REQUIREMENTS:
Retype verbatim only the lines below, starting at the one that contains "Rebuild this diagram" and ending at the one that contains "(ad) at (375,92.5)". Pictures are excluded from the copy.

****

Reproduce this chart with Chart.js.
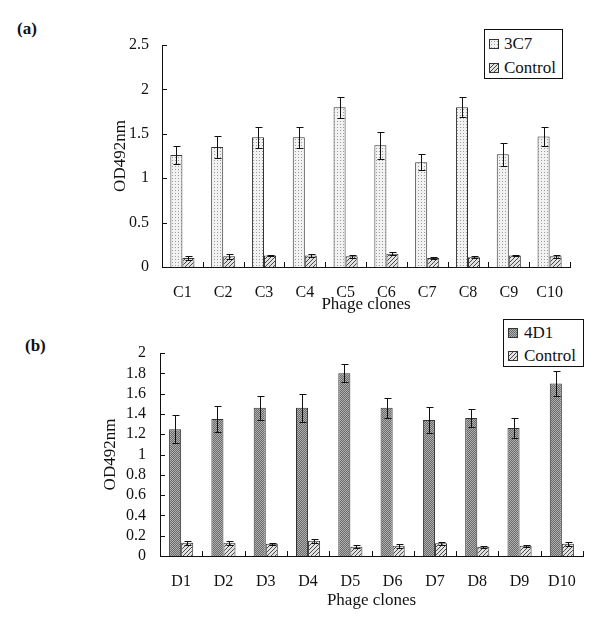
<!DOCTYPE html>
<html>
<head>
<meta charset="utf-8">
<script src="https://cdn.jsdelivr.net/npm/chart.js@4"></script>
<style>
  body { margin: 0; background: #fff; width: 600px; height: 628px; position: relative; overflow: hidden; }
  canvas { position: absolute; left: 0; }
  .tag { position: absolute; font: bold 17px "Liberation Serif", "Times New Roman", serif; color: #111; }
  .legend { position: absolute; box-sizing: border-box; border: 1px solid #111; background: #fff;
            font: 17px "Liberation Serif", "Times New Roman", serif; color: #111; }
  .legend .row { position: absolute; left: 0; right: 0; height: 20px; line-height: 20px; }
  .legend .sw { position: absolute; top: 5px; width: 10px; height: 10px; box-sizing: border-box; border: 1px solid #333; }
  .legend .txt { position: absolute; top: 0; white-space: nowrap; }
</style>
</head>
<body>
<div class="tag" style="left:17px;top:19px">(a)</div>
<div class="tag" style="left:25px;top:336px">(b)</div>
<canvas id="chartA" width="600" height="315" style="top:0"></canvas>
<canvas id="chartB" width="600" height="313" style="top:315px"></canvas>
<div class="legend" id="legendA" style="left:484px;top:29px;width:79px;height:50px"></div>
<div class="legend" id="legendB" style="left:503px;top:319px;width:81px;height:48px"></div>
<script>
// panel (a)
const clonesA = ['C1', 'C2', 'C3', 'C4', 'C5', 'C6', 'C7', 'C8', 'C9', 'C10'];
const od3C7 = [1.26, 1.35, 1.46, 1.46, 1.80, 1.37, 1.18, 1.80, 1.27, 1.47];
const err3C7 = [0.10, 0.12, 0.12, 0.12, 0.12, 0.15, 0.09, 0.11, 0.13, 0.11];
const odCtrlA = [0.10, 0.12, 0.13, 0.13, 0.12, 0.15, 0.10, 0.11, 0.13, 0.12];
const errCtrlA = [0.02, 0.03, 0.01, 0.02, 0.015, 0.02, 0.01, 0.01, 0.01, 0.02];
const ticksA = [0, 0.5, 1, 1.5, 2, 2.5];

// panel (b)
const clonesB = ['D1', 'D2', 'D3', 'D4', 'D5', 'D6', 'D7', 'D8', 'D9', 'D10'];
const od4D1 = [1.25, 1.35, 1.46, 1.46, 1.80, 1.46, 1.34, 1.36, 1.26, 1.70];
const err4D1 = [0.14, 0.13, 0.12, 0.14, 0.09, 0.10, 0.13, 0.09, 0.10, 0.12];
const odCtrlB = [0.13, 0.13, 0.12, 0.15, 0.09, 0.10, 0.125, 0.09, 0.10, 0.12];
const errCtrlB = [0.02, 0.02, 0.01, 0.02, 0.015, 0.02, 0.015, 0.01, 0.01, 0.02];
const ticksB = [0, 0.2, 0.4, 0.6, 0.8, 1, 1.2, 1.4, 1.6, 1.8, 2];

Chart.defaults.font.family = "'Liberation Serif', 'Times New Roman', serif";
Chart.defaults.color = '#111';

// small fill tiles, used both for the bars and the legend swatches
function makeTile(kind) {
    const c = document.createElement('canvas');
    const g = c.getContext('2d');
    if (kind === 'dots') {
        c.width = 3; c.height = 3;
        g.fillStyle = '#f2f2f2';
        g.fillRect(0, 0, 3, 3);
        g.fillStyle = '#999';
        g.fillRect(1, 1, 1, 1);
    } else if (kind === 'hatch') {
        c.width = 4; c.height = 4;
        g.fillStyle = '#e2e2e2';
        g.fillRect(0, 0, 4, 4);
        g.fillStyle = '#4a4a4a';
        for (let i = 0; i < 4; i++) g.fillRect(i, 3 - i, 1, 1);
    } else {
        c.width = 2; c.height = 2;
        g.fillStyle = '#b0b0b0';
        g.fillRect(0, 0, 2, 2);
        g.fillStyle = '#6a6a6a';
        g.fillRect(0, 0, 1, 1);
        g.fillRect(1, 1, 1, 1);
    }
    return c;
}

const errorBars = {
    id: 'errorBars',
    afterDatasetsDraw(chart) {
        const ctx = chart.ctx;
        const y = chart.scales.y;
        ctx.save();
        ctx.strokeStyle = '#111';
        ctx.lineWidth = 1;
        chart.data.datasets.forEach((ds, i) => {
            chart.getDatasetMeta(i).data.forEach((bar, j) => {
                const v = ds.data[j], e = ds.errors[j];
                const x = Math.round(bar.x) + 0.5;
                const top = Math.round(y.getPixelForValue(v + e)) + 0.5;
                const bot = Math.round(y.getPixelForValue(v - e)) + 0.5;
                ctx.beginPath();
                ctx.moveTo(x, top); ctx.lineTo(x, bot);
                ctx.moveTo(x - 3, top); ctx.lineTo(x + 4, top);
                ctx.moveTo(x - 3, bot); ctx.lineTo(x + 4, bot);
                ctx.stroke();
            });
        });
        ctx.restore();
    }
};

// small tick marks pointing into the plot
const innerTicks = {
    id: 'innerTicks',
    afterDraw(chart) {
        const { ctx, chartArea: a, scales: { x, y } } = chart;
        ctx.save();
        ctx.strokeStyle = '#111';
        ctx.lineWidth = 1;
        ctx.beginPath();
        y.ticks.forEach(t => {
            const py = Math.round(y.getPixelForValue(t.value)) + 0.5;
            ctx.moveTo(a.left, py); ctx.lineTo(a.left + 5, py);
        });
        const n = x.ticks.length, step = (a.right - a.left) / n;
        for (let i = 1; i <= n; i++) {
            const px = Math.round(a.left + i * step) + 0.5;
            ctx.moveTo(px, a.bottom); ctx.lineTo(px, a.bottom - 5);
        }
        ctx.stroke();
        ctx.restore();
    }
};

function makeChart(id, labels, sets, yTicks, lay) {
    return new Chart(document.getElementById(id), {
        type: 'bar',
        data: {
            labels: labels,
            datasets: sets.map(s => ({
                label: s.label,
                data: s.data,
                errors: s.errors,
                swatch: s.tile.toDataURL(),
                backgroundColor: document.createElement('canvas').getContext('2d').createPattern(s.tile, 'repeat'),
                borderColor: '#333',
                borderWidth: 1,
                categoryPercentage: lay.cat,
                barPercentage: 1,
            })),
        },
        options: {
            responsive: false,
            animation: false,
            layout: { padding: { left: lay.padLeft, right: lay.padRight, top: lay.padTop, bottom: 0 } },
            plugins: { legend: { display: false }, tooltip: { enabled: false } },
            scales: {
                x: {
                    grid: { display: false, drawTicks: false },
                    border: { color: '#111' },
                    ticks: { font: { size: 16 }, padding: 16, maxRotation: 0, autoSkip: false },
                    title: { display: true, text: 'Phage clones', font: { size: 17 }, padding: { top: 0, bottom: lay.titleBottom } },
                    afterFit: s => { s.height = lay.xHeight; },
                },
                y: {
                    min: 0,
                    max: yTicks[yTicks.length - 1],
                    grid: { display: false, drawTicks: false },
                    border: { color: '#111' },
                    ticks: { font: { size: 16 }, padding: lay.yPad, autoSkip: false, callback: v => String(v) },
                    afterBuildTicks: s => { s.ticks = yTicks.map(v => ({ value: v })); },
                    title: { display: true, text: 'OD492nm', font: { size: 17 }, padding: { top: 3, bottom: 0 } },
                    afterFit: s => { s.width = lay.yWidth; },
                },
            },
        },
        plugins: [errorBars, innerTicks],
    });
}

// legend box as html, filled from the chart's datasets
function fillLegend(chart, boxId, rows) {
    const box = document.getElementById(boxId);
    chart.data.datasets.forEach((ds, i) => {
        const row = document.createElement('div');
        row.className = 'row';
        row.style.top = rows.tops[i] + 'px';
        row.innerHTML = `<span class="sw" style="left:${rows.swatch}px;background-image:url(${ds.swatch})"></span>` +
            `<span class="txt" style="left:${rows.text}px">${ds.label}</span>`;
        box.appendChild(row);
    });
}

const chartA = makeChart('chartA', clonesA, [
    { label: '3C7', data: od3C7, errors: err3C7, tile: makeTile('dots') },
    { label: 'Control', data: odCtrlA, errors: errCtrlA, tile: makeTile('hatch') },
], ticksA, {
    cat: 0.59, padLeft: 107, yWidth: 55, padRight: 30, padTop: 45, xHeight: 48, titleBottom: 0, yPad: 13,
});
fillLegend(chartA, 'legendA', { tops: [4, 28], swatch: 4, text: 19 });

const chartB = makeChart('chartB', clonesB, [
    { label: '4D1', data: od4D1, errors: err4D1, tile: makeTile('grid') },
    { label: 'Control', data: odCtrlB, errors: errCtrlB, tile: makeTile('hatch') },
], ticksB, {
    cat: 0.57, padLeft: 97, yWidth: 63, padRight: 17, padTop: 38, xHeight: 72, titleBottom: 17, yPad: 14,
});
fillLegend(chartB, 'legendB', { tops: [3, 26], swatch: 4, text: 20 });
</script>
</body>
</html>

****

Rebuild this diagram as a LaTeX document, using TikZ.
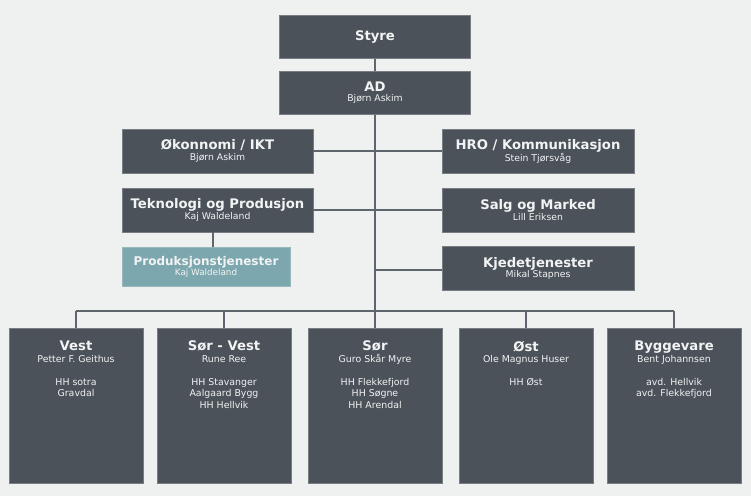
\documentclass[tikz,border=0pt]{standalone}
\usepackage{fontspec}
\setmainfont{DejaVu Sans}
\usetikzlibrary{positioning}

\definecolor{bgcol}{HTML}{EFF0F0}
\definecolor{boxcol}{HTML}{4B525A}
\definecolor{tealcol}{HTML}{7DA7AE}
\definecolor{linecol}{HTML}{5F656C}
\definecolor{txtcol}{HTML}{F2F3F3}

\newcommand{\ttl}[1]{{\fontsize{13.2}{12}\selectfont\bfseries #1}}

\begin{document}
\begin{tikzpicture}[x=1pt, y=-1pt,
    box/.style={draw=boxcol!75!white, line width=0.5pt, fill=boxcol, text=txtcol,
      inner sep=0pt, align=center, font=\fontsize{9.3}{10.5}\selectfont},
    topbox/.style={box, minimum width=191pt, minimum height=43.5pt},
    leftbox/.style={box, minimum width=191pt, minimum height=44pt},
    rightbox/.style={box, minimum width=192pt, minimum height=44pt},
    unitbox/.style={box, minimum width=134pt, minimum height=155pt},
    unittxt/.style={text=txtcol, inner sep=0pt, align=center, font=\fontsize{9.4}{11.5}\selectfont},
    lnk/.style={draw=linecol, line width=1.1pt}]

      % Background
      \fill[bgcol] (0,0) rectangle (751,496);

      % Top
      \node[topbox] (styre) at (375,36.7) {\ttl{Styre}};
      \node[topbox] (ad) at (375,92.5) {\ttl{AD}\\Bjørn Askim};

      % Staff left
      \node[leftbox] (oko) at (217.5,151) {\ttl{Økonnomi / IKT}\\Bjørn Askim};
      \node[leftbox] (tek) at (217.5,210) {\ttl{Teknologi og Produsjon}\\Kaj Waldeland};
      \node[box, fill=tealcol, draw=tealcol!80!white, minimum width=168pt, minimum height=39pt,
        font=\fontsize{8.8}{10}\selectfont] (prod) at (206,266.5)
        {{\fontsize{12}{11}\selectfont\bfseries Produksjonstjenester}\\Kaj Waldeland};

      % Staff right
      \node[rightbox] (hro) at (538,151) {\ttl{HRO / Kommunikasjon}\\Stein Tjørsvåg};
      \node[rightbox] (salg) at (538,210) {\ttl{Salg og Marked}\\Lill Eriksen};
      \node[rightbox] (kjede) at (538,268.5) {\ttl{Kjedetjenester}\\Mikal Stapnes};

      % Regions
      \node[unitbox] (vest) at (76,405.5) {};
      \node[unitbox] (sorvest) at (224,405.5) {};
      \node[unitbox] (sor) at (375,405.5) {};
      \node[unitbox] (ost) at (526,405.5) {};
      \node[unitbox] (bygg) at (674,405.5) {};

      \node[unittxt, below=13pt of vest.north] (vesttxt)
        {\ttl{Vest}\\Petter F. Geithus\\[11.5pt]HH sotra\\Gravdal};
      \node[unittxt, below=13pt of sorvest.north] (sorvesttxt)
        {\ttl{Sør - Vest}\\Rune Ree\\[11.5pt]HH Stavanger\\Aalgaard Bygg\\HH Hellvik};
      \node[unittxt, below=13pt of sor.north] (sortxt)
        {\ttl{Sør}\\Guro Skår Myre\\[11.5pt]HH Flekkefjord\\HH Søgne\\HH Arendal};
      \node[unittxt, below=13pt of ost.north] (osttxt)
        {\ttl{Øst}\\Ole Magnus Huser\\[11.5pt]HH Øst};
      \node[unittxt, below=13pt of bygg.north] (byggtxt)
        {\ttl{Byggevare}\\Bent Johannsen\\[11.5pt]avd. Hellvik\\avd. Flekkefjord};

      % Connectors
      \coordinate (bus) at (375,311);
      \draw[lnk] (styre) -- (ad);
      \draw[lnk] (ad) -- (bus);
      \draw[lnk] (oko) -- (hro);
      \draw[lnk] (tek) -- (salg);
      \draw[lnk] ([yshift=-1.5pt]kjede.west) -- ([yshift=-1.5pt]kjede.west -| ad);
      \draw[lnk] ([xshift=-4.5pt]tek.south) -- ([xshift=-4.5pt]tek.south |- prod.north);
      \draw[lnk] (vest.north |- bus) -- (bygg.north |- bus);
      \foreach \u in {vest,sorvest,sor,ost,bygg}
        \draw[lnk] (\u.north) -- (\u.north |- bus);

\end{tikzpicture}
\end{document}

****

FULL RESPONSE:
Rebuild this diagram as a LaTeX document, using TikZ.
\documentclass[tikz,border=0pt]{standalone}
\usepackage{fontspec}
\setmainfont{DejaVu Sans}
\usetikzlibrary{positioning}

\definecolor{bgcol}{HTML}{EFF0F0}
\definecolor{boxcol}{HTML}{4B525A}
\definecolor{tealcol}{HTML}{7DA7AE}
\definecolor{linecol}{HTML}{5F656C}
\definecolor{txtcol}{HTML}{F2F3F3}

\newcommand{\ttl}[1]{{\fontsize{13.2}{12}\selectfont\bfseries #1}}

\begin{document}
\begin{tikzpicture}[x=1pt, y=-1pt,
    box/.style={draw=boxcol!75!white, line width=0.5pt, fill=boxcol, text=txtcol,
      inner sep=0pt, align=center, font=\fontsize{9.3}{10.5}\selectfont},
    topbox/.style={box, minimum width=191pt, minimum height=43.5pt},
    leftbox/.style={box, minimum width=191pt, minimum height=44pt},
    rightbox/.style={box, minimum width=192pt, minimum height=44pt},
    unitbox/.style={box, minimum width=134pt, minimum height=155pt},
    unittxt/.style={text=txtcol, inner sep=0pt, align=center, font=\fontsize{9.4}{11.5}\selectfont},
    lnk/.style={draw=linecol, line width=1.1pt}]

      % Background
      \fill[bgcol] (0,0) rectangle (751,496);

      % Top
      \node[topbox] (styre) at (375,36.7) {\ttl{Styre}};
      \node[topbox] (ad) at (375,92.5) {\ttl{AD}\\Bjørn Askim};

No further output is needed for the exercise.